Work required ->
Isolate every line in the records below with "this" in it.

Material provided ->
──────────────────────────────

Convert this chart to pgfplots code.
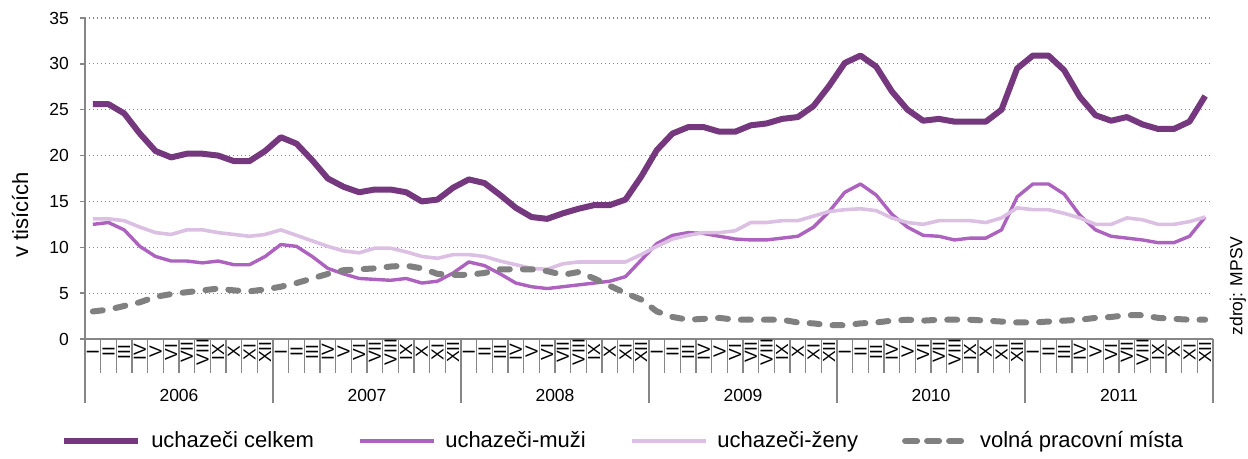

──────────────────────────────

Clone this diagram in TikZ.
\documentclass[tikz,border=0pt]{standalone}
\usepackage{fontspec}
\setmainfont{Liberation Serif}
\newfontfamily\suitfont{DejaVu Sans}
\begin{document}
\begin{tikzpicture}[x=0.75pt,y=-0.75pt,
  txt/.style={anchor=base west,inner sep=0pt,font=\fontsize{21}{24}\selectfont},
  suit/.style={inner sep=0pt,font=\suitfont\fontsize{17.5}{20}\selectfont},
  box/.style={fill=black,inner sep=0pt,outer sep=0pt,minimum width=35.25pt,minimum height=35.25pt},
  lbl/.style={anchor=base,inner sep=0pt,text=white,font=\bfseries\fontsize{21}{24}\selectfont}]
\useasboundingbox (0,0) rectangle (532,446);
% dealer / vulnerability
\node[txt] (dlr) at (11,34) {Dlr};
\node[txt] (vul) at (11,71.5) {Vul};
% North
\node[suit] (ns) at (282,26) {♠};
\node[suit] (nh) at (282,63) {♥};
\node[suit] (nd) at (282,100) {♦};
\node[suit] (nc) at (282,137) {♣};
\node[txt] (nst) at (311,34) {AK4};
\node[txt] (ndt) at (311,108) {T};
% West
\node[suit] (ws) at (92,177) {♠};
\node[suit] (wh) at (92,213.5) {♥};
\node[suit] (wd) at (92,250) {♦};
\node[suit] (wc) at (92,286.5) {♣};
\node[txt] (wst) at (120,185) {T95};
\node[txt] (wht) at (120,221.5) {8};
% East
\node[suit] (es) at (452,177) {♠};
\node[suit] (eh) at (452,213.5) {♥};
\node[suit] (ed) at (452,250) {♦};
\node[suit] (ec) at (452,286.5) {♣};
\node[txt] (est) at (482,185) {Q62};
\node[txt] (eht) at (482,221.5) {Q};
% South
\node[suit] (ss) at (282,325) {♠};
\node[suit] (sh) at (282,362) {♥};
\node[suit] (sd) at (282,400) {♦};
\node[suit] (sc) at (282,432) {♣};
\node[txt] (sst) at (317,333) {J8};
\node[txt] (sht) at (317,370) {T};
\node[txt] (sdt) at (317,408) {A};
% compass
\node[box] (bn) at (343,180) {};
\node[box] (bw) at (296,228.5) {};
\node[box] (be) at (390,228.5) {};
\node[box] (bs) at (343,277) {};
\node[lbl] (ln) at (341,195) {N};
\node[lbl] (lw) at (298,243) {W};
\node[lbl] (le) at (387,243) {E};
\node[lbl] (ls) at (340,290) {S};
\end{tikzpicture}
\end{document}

──────────────────────────────

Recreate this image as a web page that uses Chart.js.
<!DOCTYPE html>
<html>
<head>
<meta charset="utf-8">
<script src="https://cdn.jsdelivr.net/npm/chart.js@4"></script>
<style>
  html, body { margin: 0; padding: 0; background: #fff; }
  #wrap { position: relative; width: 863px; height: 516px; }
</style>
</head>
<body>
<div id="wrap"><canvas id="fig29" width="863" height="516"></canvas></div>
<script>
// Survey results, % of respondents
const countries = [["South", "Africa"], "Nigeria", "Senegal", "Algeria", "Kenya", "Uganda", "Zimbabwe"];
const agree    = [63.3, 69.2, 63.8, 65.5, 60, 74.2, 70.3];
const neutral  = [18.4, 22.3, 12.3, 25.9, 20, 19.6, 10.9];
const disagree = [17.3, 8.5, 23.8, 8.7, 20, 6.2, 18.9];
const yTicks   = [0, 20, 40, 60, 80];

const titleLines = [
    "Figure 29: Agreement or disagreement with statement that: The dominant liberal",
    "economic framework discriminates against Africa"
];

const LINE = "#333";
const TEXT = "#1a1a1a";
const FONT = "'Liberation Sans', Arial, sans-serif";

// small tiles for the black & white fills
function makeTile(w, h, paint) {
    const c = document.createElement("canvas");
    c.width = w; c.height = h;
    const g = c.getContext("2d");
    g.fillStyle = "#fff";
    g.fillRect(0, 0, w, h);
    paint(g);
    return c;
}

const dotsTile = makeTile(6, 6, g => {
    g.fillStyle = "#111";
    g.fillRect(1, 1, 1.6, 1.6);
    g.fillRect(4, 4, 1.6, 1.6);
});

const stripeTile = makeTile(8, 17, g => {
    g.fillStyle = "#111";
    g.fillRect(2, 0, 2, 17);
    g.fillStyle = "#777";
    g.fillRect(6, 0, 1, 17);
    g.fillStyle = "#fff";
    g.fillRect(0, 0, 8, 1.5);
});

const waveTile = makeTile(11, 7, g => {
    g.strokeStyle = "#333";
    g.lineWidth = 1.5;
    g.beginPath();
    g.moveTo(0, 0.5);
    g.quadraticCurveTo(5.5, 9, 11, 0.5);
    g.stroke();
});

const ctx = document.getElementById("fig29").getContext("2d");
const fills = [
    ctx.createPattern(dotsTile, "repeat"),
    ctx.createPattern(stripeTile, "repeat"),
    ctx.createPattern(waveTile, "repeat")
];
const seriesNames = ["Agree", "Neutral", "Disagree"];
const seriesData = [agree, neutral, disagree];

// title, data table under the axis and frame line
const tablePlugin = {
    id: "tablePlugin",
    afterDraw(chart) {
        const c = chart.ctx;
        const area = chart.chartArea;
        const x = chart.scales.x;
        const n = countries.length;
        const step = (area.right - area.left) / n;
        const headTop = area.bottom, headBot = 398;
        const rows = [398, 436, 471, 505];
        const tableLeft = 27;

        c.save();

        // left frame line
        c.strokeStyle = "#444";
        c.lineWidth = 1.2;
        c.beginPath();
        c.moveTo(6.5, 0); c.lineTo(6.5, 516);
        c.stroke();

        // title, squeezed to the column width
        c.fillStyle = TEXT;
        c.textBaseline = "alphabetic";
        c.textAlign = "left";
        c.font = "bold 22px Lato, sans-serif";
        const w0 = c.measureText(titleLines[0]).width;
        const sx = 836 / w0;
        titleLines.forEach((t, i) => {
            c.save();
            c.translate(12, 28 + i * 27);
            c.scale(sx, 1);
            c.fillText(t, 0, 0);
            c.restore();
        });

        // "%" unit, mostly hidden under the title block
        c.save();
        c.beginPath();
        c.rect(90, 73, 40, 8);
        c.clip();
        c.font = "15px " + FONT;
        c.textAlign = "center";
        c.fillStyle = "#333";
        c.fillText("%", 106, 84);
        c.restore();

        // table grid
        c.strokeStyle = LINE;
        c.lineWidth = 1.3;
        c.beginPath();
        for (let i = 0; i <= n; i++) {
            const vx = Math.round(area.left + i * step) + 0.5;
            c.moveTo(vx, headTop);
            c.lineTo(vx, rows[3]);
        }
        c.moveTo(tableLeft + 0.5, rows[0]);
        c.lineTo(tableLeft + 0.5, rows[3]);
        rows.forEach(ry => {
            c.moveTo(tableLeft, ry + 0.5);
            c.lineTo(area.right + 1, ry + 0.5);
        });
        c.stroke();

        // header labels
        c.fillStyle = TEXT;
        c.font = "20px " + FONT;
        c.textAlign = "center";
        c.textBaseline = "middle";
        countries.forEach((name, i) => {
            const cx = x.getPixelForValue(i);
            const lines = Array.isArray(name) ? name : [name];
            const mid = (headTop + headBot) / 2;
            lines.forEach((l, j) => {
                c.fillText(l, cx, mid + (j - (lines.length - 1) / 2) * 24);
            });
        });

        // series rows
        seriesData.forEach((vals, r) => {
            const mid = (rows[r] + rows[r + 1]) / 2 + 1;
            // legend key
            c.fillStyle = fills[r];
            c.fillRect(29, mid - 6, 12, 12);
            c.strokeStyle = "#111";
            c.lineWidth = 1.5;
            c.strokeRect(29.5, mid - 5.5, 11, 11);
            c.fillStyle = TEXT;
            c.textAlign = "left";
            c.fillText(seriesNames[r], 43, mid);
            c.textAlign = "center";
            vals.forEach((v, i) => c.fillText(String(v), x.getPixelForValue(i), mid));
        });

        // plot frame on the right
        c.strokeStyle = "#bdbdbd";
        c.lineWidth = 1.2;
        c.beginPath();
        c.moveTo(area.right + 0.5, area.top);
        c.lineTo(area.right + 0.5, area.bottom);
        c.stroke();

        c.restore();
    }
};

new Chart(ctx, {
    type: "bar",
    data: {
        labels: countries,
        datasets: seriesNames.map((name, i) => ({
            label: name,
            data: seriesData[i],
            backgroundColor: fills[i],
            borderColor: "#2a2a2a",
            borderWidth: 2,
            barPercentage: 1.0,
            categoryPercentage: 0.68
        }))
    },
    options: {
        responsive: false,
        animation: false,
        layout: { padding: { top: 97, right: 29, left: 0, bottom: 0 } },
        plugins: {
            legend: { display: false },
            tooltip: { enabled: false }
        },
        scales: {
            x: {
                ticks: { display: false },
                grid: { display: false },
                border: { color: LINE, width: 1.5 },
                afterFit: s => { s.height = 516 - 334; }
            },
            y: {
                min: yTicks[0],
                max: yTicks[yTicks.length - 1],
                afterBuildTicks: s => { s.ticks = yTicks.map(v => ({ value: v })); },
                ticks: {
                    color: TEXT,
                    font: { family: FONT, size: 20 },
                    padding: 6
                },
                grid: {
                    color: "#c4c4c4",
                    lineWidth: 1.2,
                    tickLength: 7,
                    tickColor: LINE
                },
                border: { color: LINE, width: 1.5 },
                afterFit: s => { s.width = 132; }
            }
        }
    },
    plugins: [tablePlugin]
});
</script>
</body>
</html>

──────────────────────────────

Answer in full ->
Convert this chart to pgfplots code.
Clone this diagram in TikZ.
Recreate this image as a web page that uses Chart.js.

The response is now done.